Fix this by dropping the VMA lock before invoking vfs_fallocate(), after
taking an extra reference to the file. Keep the existing mmap_lock fallback
path and its userfaultfd coordination unchanged.
Repeated benchmark runs show no regression in the uncontended case, and show
benefit once mmap_lock contention is introduced.
Link: https://ci.syzbot.org/series/30acb9df-ca55-4cbf-81ed-89b84da8edc1
Link: https://lore.kernel.org/all/aWcZCwz__qwwKbxw@casper.infradead.org/
Signed-off-by: Jiang Kun <jiang.kun2@zte.com.cn>
Signed-off-by: Yaxin Wang <wang.yaxin@zte.com.cn>
---
mm/madvise.c | 21 +++++++++++++++++----
1 file changed, 17 insertions(+), 4 deletions(-)
diff --git a/mm/madvise.c b/mm/madvise.c
index 69708e953cf5..0932579bccb4 100644
--- a/mm/madvise.c
+++ b/mm/madvise.c
@@ -1008,8 +1008,6 @@ static long madvise_remove(struct madvise_behavior *madv_behavior)
unsigned long start = madv_behavior->range.start;
unsigned long end = madv_behavior->range.end;
- mark_mmap_lock_dropped(madv_behavior);
-
if (vma->vm_flags & VM_LOCKED)
return -EINVAL;
@@ -1025,6 +1023,20 @@ static long madvise_remove(struct madvise_behavior *madv_behavior)
offset = (loff_t)(start - vma->vm_start)
+ ((loff_t)vma->vm_pgoff << PAGE_SHIFT);
+ /* Avoid calling into the filesystem while holding a VMA lock. */
+ if (madv_behavior->lock_mode == MADVISE_VMA_READ_LOCK) {
+ get_file(f);
+ vma_end_read(vma);
+ madv_behavior->vma = NULL;
+ error = vfs_fallocate(f,
+ FALLOC_FL_PUNCH_HOLE | FALLOC_FL_KEEP_SIZE,
+ offset, end - start);
+ fput(f);
+ return error;
+ }
+
+ mark_mmap_lock_dropped(madv_behavior);
+
/*
* Filesystem's fallocate may need to take i_rwsem. We need to
* explicitly grab a reference because the vma (and hence the
@@ -1677,7 +1689,8 @@ int madvise_walk_vmas(struct madvise_behavior *madv_behavior)

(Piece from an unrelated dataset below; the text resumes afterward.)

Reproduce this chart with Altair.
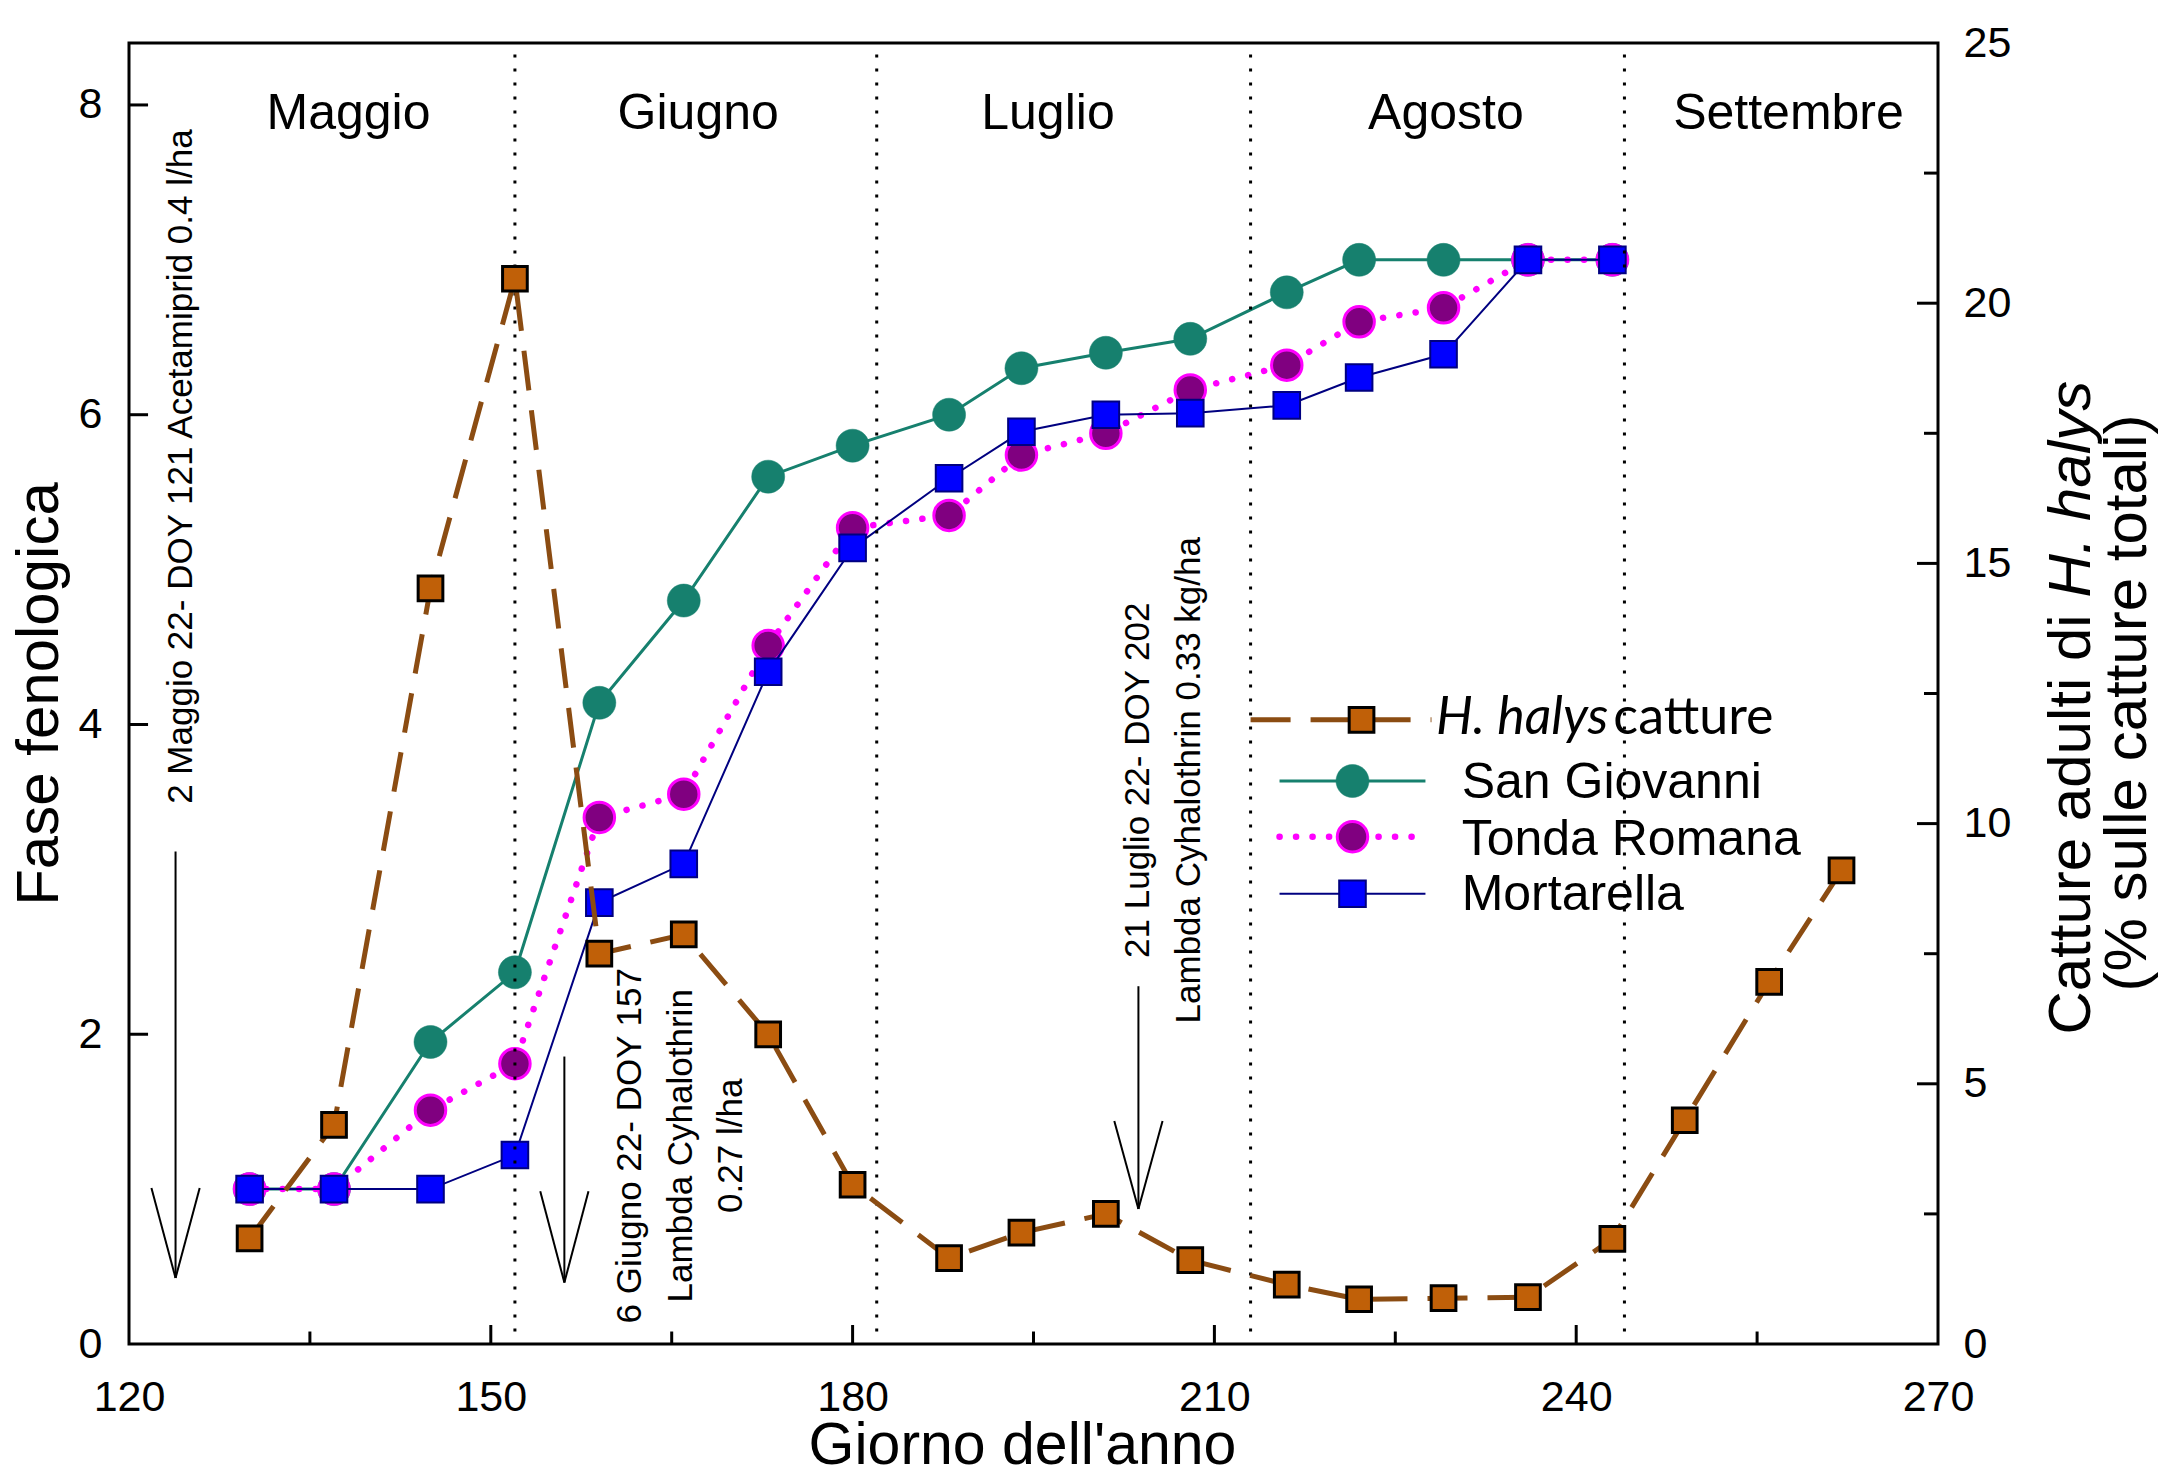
import altair as alt
import pandas as pd

FONT = "Liberation Sans, Arial, Helvetica, sans-serif"
LEG_FONT = "Lato, Carlito, Calibri, sans-serif"

# ---------------- data ----------------
pheno_doy = [130, 137, 145, 152, 159, 166, 173, 180, 188, 194, 201, 208, 216, 222, 229, 236, 243]
san_giovanni = [1.0, 1.0, 1.95, 2.40, 4.14, 4.80, 5.60, 5.80, 6.00, 6.30, 6.40, 6.49, 6.79, 7.0, 7.0, 7.0, 7.0]
tonda_romana = [1.0, 1.0, 1.51, 1.81, 3.40, 3.55, 4.51, 5.27, 5.35, 5.74, 5.88, 6.16, 6.32, 6.60, 6.69, 7.0, 7.0]
mortarella = [1.0, 1.0, 1.0, 1.22, 2.85, 3.10, 4.34, 5.14, 5.59, 5.89, 6.00, 6.01, 6.06, 6.24, 6.39, 7.0, 7.0]

catture_doy = [130, 137, 145, 152, 159, 166, 173, 180, 188, 194, 201, 208, 216, 222, 229, 236, 243, 249, 256, 262]
catture = [2.03, 4.21, 14.52, 20.47, 7.50, 7.87, 5.95, 3.06, 1.65, 2.14, 2.50, 1.61, 1.14, 0.86, 0.88, 0.90, 2.02, 4.30, 6.96, 9.10]

months = ["Maggio", "Giugno", "Luglio", "Agosto", "Settembre"]
month_label_doy = [138.2, 167.2, 196.2, 229.2, 257.6]
month_label_y = [7.846] * 5
month_start_doy = [152, 182, 213, 244]

x_labels = [120, 150, 180, 210, 240, 270]
x_major_ticks = [150, 180, 210, 240]
x_minor_ticks = [135, 165, 195, 225, 255]
left_labels = [0, 2, 4, 6, 8]
left_ticks = [2, 4, 6, 8]
right_labels = [0, 5, 10, 15, 20, 25]
right_major_ticks = [5, 10, 15, 20]
right_minor_ticks = [2.5, 7.5, 12.5, 17.5, 22.5]

X_DOMAIN = [120, 270]
YL_DOMAIN = [0, 8.4]
YR_DOMAIN = [0, 25]

ann_labels = ["2 Maggio 22- DOY 121 Acetamiprid 0.4 l/ha",
              "6 Giugno 22- DOY 157", "Lambda Cyhalothrin", "0.27 l/ha",
              "21 Luglio 22- DOY 202", "Lambda Cyhalothrin 0.33 kg/ha"]
ann_doy = [124.35, 161.55, 165.8, 169.9, 203.7, 207.9]
ann_y = [5.665, 1.28, 1.28, 1.28, 3.64, 3.64]

arrow_doy = [123.86, 156.1, 203.7]
arrow_top = [3.18, 1.856, 2.31]
arrow_tip = [0.426, 0.397, 0.872]
arrow_head_base = [1.007, 0.987, 1.44]
arrow_half_width = [2.0, 2.0, 2.0]

legend_names = ["San Giovanni", "Tonda Romana", "Mortarella"]
legend_line_x0 = [213.0, 215.4, 215.4, 215.4]
legend_line_x1 = [228.0, 227.5, 227.5, 227.5]
legend_marker_x = [222.2, 221.45, 221.45, 221.45]
legend_y = [4.03, 3.635, 3.275, 2.907]
legend_text_x = [230.5, 230.5, 230.5]
legend_text_y = [3.526, 3.16, 2.80]
hh_italic_x, hh_regular_x, hh_text_y = 228.37, 243.08, 3.937

TEAL = "#16806e"
MAGENTA = "#ff00ff"
PURPLE = "#800080"
BLUE = "#0000ff"
NAVY = "#000080"
BROWN_LINE = "#8b4c12"
BROWN_FILL = "#c06008"

# ---------------- scales / axes ----------------
x_axis = alt.Axis(values=x_labels, ticks=False, tickSize=0, domain=False, grid=False,
                  labelFont=FONT, labelFontSize=43, labelPadding=32, labelColor="black",
                  labelFlush=False, labelOverlap=False,
                  title="Giorno dell'anno", titleFont=FONT, titleFontSize=59,
                  titleFontWeight="normal", titleColor="black", titleX=893, titleY=119,
                  titleBaseline="alphabetic", titleAlign="center")
left_axis = alt.Axis(values=left_labels, ticks=False, tickSize=0, domain=False, grid=False,
                     labelFont=FONT, labelFontSize=43, labelPadding=27, labelColor="black",
                     labelFlush=False, labelOverlap=False,
                     title="Fase fenologica", titleFont=FONT, titleFontSize=60,
                     titleFontWeight="normal", titleColor="black", titleAngle=270,
                     titleX=-72, titleY=650.5, titleBaseline="alphabetic", titleAlign="center")
right_axis = alt.Axis(orient="right", values=right_labels, ticks=False, tickSize=0, domain=False,
                      grid=False, labelFont=FONT, labelFontSize=43, labelPadding=25,
                      labelColor="black", labelFlush=False, labelOverlap=False, title=None)


def xq(field="x"):
    return alt.X(f"{field}:Q", scale=alt.Scale(domain=X_DOMAIN, nice=False, zero=False), axis=x_axis)


def yl(field="y"):
    return alt.Y(f"{field}:Q", scale=alt.Scale(domain=YL_DOMAIN, nice=False, zero=False), axis=left_axis)


def yr(field="y"):
    return alt.Y(f"{field}:Q", scale=alt.Scale(domain=YR_DOMAIN, nice=False, zero=False), axis=right_axis)


# ---------------- left (phenology) group ----------------
teal_df = pd.DataFrame({"x": pheno_doy, "y": san_giovanni})
tonda_df = pd.DataFrame({"x": pheno_doy, "y": tonda_romana})
mort_df = pd.DataFrame({"x": pheno_doy, "y": mortarella})

teal_line = alt.Chart(teal_df).mark_line(color=TEAL, strokeWidth=3).encode(x=xq(), y=yl())
teal_pts = alt.Chart(teal_df).mark_point(shape="circle", filled=True, fill=TEAL, stroke=TEAL,
                                         strokeWidth=0.5, size=1089, opacity=1).encode(x=xq(), y=yl())
tonda_line = alt.Chart(tonda_df).mark_line(color=MAGENTA, strokeWidth=6.5, strokeDash=[0.1, 16.4],
                                           strokeCap="round").encode(x=xq(), y=yl())
tonda_pts = alt.Chart(tonda_df).mark_point(shape="circle", filled=True, fill=PURPLE, stroke=MAGENTA,
                                           strokeWidth=3, size=930, opacity=1).encode(x=xq(), y=yl())
mort_line = alt.Chart(mort_df).mark_line(color=NAVY, strokeWidth=2).encode(x=xq(), y=yl())
mort_pts = alt.Chart(mort_df).mark_point(shape="square", filled=True, fill=BLUE, stroke=NAVY,
                                         strokeWidth=2, size=708, opacity=1).encode(x=xq(), y=yl())

month_df = pd.DataFrame({"x": month_start_doy, "y0": [0.08] * 4, "y1": [8.4] * 4})
month_rules = alt.Chart(month_df).mark_rule(color="black", strokeWidth=3, strokeDash=[3, 11]).encode(
    x=xq(), y=yl("y0"), y2=alt.Y2("y1"))

month_txt_df = pd.DataFrame({"x": month_label_doy, "y": month_label_y, "t": months})
month_text = alt.Chart(month_txt_df).mark_text(font=FONT, fontSize=50, color="black", align="center",
                                               baseline="alphabetic").encode(x=xq(), y=yl(), text="t:N")

xt_df = pd.DataFrame({"x": x_major_ticks + x_minor_ticks,
                      "y0": [0.0] * 9,
                      "y1": [0.1225] * 4 + [0.0806] * 5})
x_ticks = alt.Chart(xt_df).mark_rule(color="black", strokeWidth=3).encode(
    x=xq(), y=yl("y0"), y2=alt.Y2("y1"))
lt_df = pd.DataFrame({"x0": [120.0] * 4, "x1": [121.58] * 4, "y": left_ticks})
l_ticks = alt.Chart(lt_df).mark_rule(color="black", strokeWidth=3).encode(
    x=xq("x0"), x2=alt.X2("x1"), y=yl())

ann_df = pd.DataFrame({"x": ann_doy, "y": ann_y, "t": ann_labels})
ann_text = alt.Chart(ann_df).mark_text(font=FONT, fontSize=35, color="black", angle=270,
                                       align="center", baseline="middle").encode(x=xq(), y=yl(), text="t:N")

arrow_rows = []
for d, top, tip, base, hw in zip(arrow_doy, arrow_top, arrow_tip, arrow_head_base, arrow_half_width):
    arrow_rows.append({"x": d, "y": top, "x2": d, "y2": tip})
    arrow_rows.append({"x": d - hw, "y": base, "x2": d, "y2": tip})
    arrow_rows.append({"x": d + hw, "y": base, "x2": d, "y2": tip})
arrow_df = pd.DataFrame(arrow_rows)
arrows = alt.Chart(arrow_df).mark_rule(color="black", strokeWidth=2).encode(
    x=xq(), y=yl(), x2=alt.X2("x2"), y2=alt.Y2("y2"))


# legend (drawn in data coordinates)
def leg_line_df(i):
    return pd.DataFrame({"x": [legend_line_x0[i], legend_line_x1[i]], "y": [legend_y[i]] * 2})


def leg_pt_df(i):
    return pd.DataFrame({"x": [legend_marker_x[i]], "y": [legend_y[i]]})


leg_brown_line = alt.Chart(leg_line_df(0)).mark_line(color=BROWN_LINE, strokeWidth=5, strokeDash=[40, 20]).encode(x=xq(), y=yl())
leg_brown_pt = alt.Chart(leg_pt_df(0)).mark_point(shape="square", filled=True, fill=BROWN_FILL, stroke="black",
                                                  strokeWidth=3, size=610, opacity=1).encode(x=xq(), y=yl())
leg_teal_line = alt.Chart(leg_line_df(1)).mark_line(color=TEAL, strokeWidth=3).encode(x=xq(), y=yl())
leg_teal_pt = alt.Chart(leg_pt_df(1)).mark_point(shape="circle", filled=True, fill=TEAL, stroke=TEAL,
                                                 strokeWidth=0.5, size=1089, opacity=1).encode(x=xq(), y=yl())
leg_tonda_line = alt.Chart(leg_line_df(2)).mark_line(color=MAGENTA, strokeWidth=6.5, strokeDash=[0.1, 16.4],
                                                     strokeCap="round").encode(x=xq(), y=yl())
leg_tonda_pt = alt.Chart(leg_pt_df(2)).mark_point(shape="circle", filled=True, fill=PURPLE, stroke=MAGENTA,
                                                  strokeWidth=3, size=930, opacity=1).encode(x=xq(), y=yl())
leg_mort_line = alt.Chart(leg_line_df(3)).mark_line(color=NAVY, strokeWidth=2).encode(x=xq(), y=yl())
leg_mort_pt = alt.Chart(leg_pt_df(3)).mark_point(shape="square", filled=True, fill=BLUE, stroke=NAVY,
                                                 strokeWidth=2, size=708, opacity=1).encode(x=xq(), y=yl())

leg_txt_df = pd.DataFrame({"x": legend_text_x, "y": legend_text_y, "t": legend_names})
leg_text = alt.Chart(leg_txt_df).mark_text(font=FONT, fontSize=50, color="black", align="left",
                                           baseline="alphabetic").encode(x=xq(), y=yl(), text="t:N")
hh_it = alt.Chart(pd.DataFrame({"x": [hh_italic_x], "y": [hh_text_y], "t": ["H. halys"]})).mark_text(
    font=LEG_FONT, fontSize=52, fontStyle="italic", color="black", align="left", baseline="alphabetic"
).encode(x=xq(), y=yl(), text="t:N")
hh_reg = alt.Chart(pd.DataFrame({"x": [hh_regular_x], "y": [hh_text_y], "t": ["catture"]})).mark_text(
    font=LEG_FONT, fontSize=52, color="black", align="left", baseline="alphabetic"
).encode(x=xq(), y=yl(), text="t:N")

# right-axis title (two lines, part in italic)
rt1 = alt.Chart(pd.DataFrame({"t": ["Catture adulti di"]})).mark_text(
    font=FONT, fontSize=60, color="black", angle=270, align="left", baseline="alphabetic"
).encode(x=alt.value(1961), y=alt.value(991.6), text="t:N")
rt2 = alt.Chart(pd.DataFrame({"t": ["H. halys"]})).mark_text(
    font=FONT, fontSize=60, fontStyle="italic", color="black", angle=270, align="left", baseline="alphabetic"
).encode(x=alt.value(1961), y=alt.value(554.6), text="t:N")
rt3 = alt.Chart(pd.DataFrame({"t": ["(% sulle catture totali)"]})).mark_text(
    font=FONT, fontSize=60, color="black", angle=270, align="center", baseline="alphabetic"
).encode(x=alt.value(2017), y=alt.value(660), text="t:N")

left_group = alt.layer(
    teal_line, teal_pts, tonda_line, tonda_pts, mort_line, mort_pts,
    month_rules, month_text, x_ticks, l_ticks, ann_text, arrows,
    leg_brown_line, leg_brown_pt, leg_teal_line, leg_teal_pt, leg_tonda_line, leg_tonda_pt,
    leg_mort_line, leg_mort_pt, leg_text, hh_it, hh_reg, rt1, rt2, rt3,
)

# ---------------- right (captures) group ----------------
brown_df = pd.DataFrame({"x": catture_doy, "y": catture})
brown_line = alt.Chart(brown_df).mark_line(color=BROWN_LINE, strokeWidth=5, strokeDash=[40, 20]).encode(x=xq(), y=yr())
brown_pts = alt.Chart(brown_df).mark_point(shape="square", filled=True, fill=BROWN_FILL, stroke="black",
                                           strokeWidth=3, size=610, opacity=1).encode(x=xq(), y=yr())
rt_df = pd.DataFrame({"x0": [270 - 1.74] * 4 + [270 - 1.16] * 5, "x1": [270.0] * 9,
                      "y": right_major_ticks + right_minor_ticks})
r_ticks = alt.Chart(rt_df).mark_rule(color="black", strokeWidth=3).encode(
    x=xq("x0"), x2=alt.X2("x1"), y=yr())

right_group = alt.layer(r_ticks, brown_line, brown_pts)

chart = alt.layer(left_group, right_group).resolve_scale(y="independent").properties(
    width=1809, height=1301,
    autosize=alt.AutoSizeParams(type="none"),
    padding={"left": 121, "top": 35, "right": 225, "bottom": 132},
    background="white",
).configure_view(stroke="black", strokeWidth=3)

chart.save("out.html", embed_options={"renderer": "svg", "actions": False})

if (madv_behavior->lock_mode == MADVISE_VMA_READ_LOCK &&
try_vma_read_lock(madv_behavior)) {
error = madvise_vma_behavior(madv_behavior);
- vma_end_read(madv_behavior->vma);
+ if (madv_behavior->vma)
+ vma_end_read(madv_behavior->vma);
return error;
}
@@ -1746,7 +1759,6 @@ static enum madvise_lock_mode get_lock_mode(struct madvise_behavior *madv_behavi
return MADVISE_NO_LOCK;
switch (madv_behavior->behavior) {
- case MADV_REMOVE:
case MADV_WILLNEED:
case MADV_COLD:
case MADV_PAGEOUT:
@@ -1754,6 +1766,7 @@ static enum madvise_lock_mode get_lock_mode(struct madvise_behavior *madv_behavi
case MADV_POPULATE_WRITE:
case MADV_COLLAPSE:
return MADVISE_MMAP_READ_LOCK;
+ case MADV_REMOVE:
case MADV_GUARD_INSTALL:
case MADV_GUARD_REMOVE:
case MADV_DONTNEED:
--
2.53.0
^ permalink raw reply [flat|nested] 2+ messages in thread
* Re: [PATCH v2] mm/madvise: prefer VMA lock for MADV_REMOVE
2026-04-10 8:02 [PATCH v2] mm/madvise: prefer VMA lock for MADV_REMOVE jiang.kun2
@ 2026-04-10 13:40 ` Lorenzo Stoakes
0 siblings, 0 replies; 2+ messages in thread
From: Lorenzo Stoakes @ 2026-04-10 13:40 UTC (permalink / raw)
To: jiang.kun2
Cc: akpm, liam.howlett, david, vbabka, jannh, linux-mm, linux-kernel,
xu.xin16, wang.yaxin, lu.zhongjun
On Fri, Apr 10, 2026 at 04:02:49PM +0800, jiang.kun2@zte.com.cn wrote:
> From: Jiang Kun <jiang.kun2@zte.com.cn>
>
> MADV_REMOVE prefers the per-VMA read lock for single-VMA, local-mm,
> non-UFFD-armed ranges, avoiding mmap_lock contention for such ranges.
I'm not sure what 'MADV_REMOVE prefers' means here? You're making the change,
you should be making a case for it, ideally with performance numbers.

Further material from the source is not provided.